After a year of lost opportunities, Paris-Tours represented a final chance, and one Wallays had a history with. The Belgian has also won the senior edition of the race in 2014 before the introduction of nine dirt roads in the second half of the course. He also won the U23 race in 2010.
“[After the bad start to the year], it was my goal here, Paris-Tours, so it was good to end the season like this.”
The 210km race blew to bits half way, when the course changed direction and the headwind that had been slowing things up turned to crosswind. A crash in the bunch and upping in the pace saw a group of over 50 go clear at the front, and they soon caught the seven-man breakaway.
Further winds split the lead group shortly after the break had been caught, leaving 30 at the front of the race, with chase groups scattered across the road behind them. The lead echelon worked well and the chasers were soon over one minute back.
As the winds eased, Soren Kragh Andersen (Sunweb) and Boy van Poppel (Roompot-Charles) attacked and grew a gap. The pair worked well together until Andersen attacked his companion over one of the series of climbs at the back half of the route with 55km to go.
Behind, the lead group had hit a dirt sector, and Wallays made his move. A crash on the gravel caused a moment of pause in the bunch, and the Belgian went clear alone.
Just as Wallays bridged to Andersen with 45km to go, the Danish Sunweb rider punctured on a dirt road.
“I wanted to get a gap with a little group, but suddenly I was alone,” said Wallays. “I was with Andersen, but he had a flat, so I needed to do it alone.”
As Wallays began his long time trial to the line, the chase group of around 15 riders failed to work together, with small groups going off the front for brief skirmishes before being brought back.

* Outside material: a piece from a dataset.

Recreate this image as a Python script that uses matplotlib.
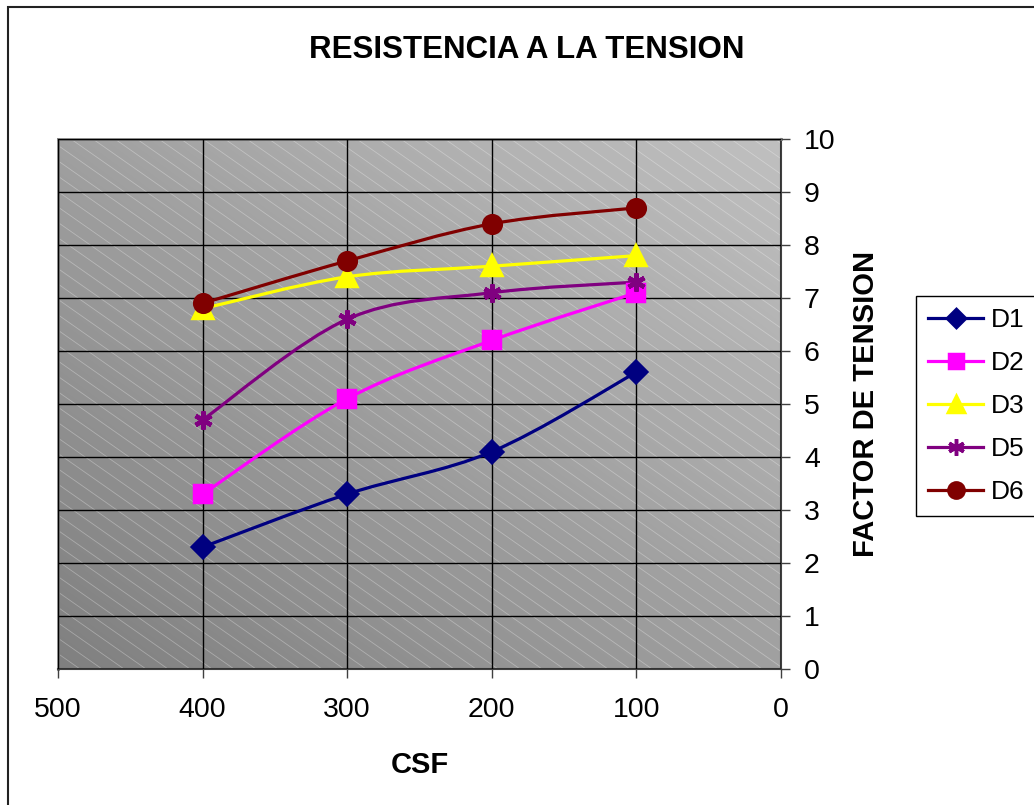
import matplotlib
matplotlib.use("Agg")
import matplotlib.pyplot as plt
import numpy as np
from matplotlib.collections import LineCollection
from matplotlib.lines import Line2D
from matplotlib.patches import PathPatch, Rectangle
from matplotlib.path import Path

plt.rcParams["font.family"] = ["Liberation Sans", "DejaVu Sans"]

# CSF values and tension factor per series
csf = [400, 300, 200, 100]
d1 = [2.3, 3.3, 4.1, 5.6]
d2 = [3.3, 5.1, 6.2, 7.1]
d3 = [6.8, 7.4, 7.6, 7.8]
d5 = [4.7, 6.6, 7.1, 7.3]
d6 = [6.9, 7.7, 8.4, 8.7]
series_names = ["D1", "D2", "D3", "D5", "D6"]
x_ticks = [500, 400, 300, 200, 100, 0]
y_ticks = list(range(0, 11))

STYLES = {
    "D1": dict(color="#000080", marker="D", ms=10),
    "D2": dict(color="#FF00FF", marker="s", ms=11),
    "D3": dict(color="#FFFF00", marker="^", ms=13),
    "D5": dict(color="#800080", marker=(6, 2, 0), ms=13),
    "D6": dict(color="#800000", marker="o", ms=12),
}


def smooth_path(xs, ys):
    """Bezier path through the points, same tension as a spreadsheet smoothed line."""
    pts = np.column_stack([xs, ys]).astype(float)
    ext = np.vstack([pts[0], pts, pts[-1]])
    verts = [pts[0]]
    codes = [Path.MOVETO]
    for i in range(len(pts) - 1):
        p0, p1, p2, p3 = ext[i], ext[i + 1], ext[i + 2], ext[i + 3]
        verts += [p1 + (p2 - p0) / 6, p2 - (p3 - p1) / 6, p2]
        codes += [Path.CURVE4] * 3
    return Path(verts, codes)


W, H = 1034, 805
fig = plt.figure(figsize=(W / 100, H / 100), dpi=100)
ax = fig.add_axes([58 / W, 1 - 669 / H, 723 / W, 530 / H])

# gradient background, darker towards the lower left
u, v = np.meshgrid(np.linspace(0, 1, 200), np.linspace(0, 1, 200))
g = (128 + 32 * u + 32 * v) / 255
ax.imshow(np.dstack([g, g, g]), extent=[0, 1, 0, 1], transform=ax.transAxes,
          origin="lower", aspect="auto", zorder=0, interpolation="bilinear")

# faint diagonal hatching
aw, ah = 723.0, 530.0
slope = 0.7
segs = []
for x0 in np.arange(-ah / slope, aw, 22):
    segs.append([(x0 / aw, 1.0), ((x0 + ah / slope) / aw, 0.0)])
ax.add_collection(LineCollection(segs, colors="white", linewidths=0.6, alpha=0.3,
                                 transform=ax.transAxes, zorder=0.5, clip_on=True))

ax.set_xlim(500, 0)
ax.set_ylim(0, 10)
ax.set_xticks(x_ticks)
ax.set_yticks(y_ticks)
ax.grid(True, color="black", linewidth=1.0, zorder=1)
ax.set_axisbelow(False)

for name, ys in zip(series_names, [d1, d2, d3, d5, d6]):
    st = STYLES[name]
    ax.add_patch(PathPatch(smooth_path(csf, ys), fill=False, edgecolor=st["color"],
                           linewidth=2.3, zorder=3, capstyle="round", joinstyle="round"))
    ax.plot(csf, ys, linestyle="none", marker=st["marker"], ms=st["ms"],
            color=st["color"], markeredgecolor=st["color"], markeredgewidth=3.2, zorder=4)

for side in ["left", "top"]:
    ax.spines[side].set_color("#808080")
    ax.spines[side].set_linewidth(2.0)
ax.spines["bottom"].set_color("#404040")
ax.spines["right"].set_color("#404040")
ax.spines["bottom"].set_linewidth(1.5)
ax.spines["right"].set_linewidth(1.5)

ax.yaxis.tick_right()
ax.yaxis.set_label_position("right")
ax.tick_params(axis="both", direction="out", length=6.5, width=1.0, color="#404040",
               labelsize=20.5)
ax.tick_params(axis="y", pad=10)
ax.tick_params(axis="x", pad=14)

ax.set_xlabel("CSF", fontsize=21, fontweight="bold", labelpad=20)
ax.set_ylabel("FACTOR DE TENSION", fontsize=21, fontweight="bold", labelpad=12)

fig.text(527 / W, 1 - 50 / H, "RESISTENCIA A LA TENSION", fontsize=22.5,
         fontweight="bold", ha="center", va="center")

handles = [Line2D([0], [0], color=STYLES[n]["color"], linewidth=2.3,
                  marker=STYLES[n]["marker"], ms=STYLES[n]["ms"] - 1,
                  markeredgewidth=2.5) for n in series_names]
leg = fig.legend(handles, series_names, loc="upper left",
                 bbox_to_anchor=(916 / W, 1 - 296 / H), fontsize=19,
                 frameon=True, fancybox=False, edgecolor="black", framealpha=1,
                 handlelength=2.1, handletextpad=0.3, labelspacing=0.72,
                 borderpad=0.45, borderaxespad=0)
leg.get_frame().set_linewidth(1.0)

# outer chart frame
fig.patches.append(Rectangle((8 / W, -0.05), 1.2, 1 - 7 / H + 0.05,
                             transform=fig.transFigure, fill=False,
                             edgecolor="#222222", linewidth=1.5))

fig.savefig("out.png", dpi=100)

Despite Groupama-FDJ having four in the front, they seemed more intent on protecting their sprinter Arnaud Demare than catching Wallays.
Demare, Naesen, and Lars Bak (Dimension Data) were all aggressive in the final 15km as they looked to force the pace in the chase group.
It wasn’t until 5km to go, with Wallays 55 seconds up the road, that Terpstra and Naesen coalesced and went off as a pair.
Wallays had looked strong through his lone attack, and got lucky not puncturing over any of the dirt roads that caused problems for so many others. He was able to enjoy the final 100 meters of the race as he took his first win of the season.
“I had a good feeling from the beginning today, and in the last week,” said the winner. “I was focussed on this race and I gave it my all, and with a happy end.”
Naesen and Terpstra came to the line together, content with the podium slots rather than fighting for second place. Terpstra took second in the final acceleration to the line.
39-year-old Bak finished his career with seventh place, having been racing in the top tier of the sport since 2005.
- Jelle Wallays (Lotto Soudal): 5:34:20
- Niki Terpstra (Direct Energie): +0:00:29
- Oliver Naesen(AG2R-La Mondiale): +0:00:30
- Arnaud Demare (Groupama-FDJ): +0:00:36
- Amaury Capiot (Sport Vlaanderen-Baloise): +0:00:49
- Aime De Gendt (Wanty-Gobert): S.T.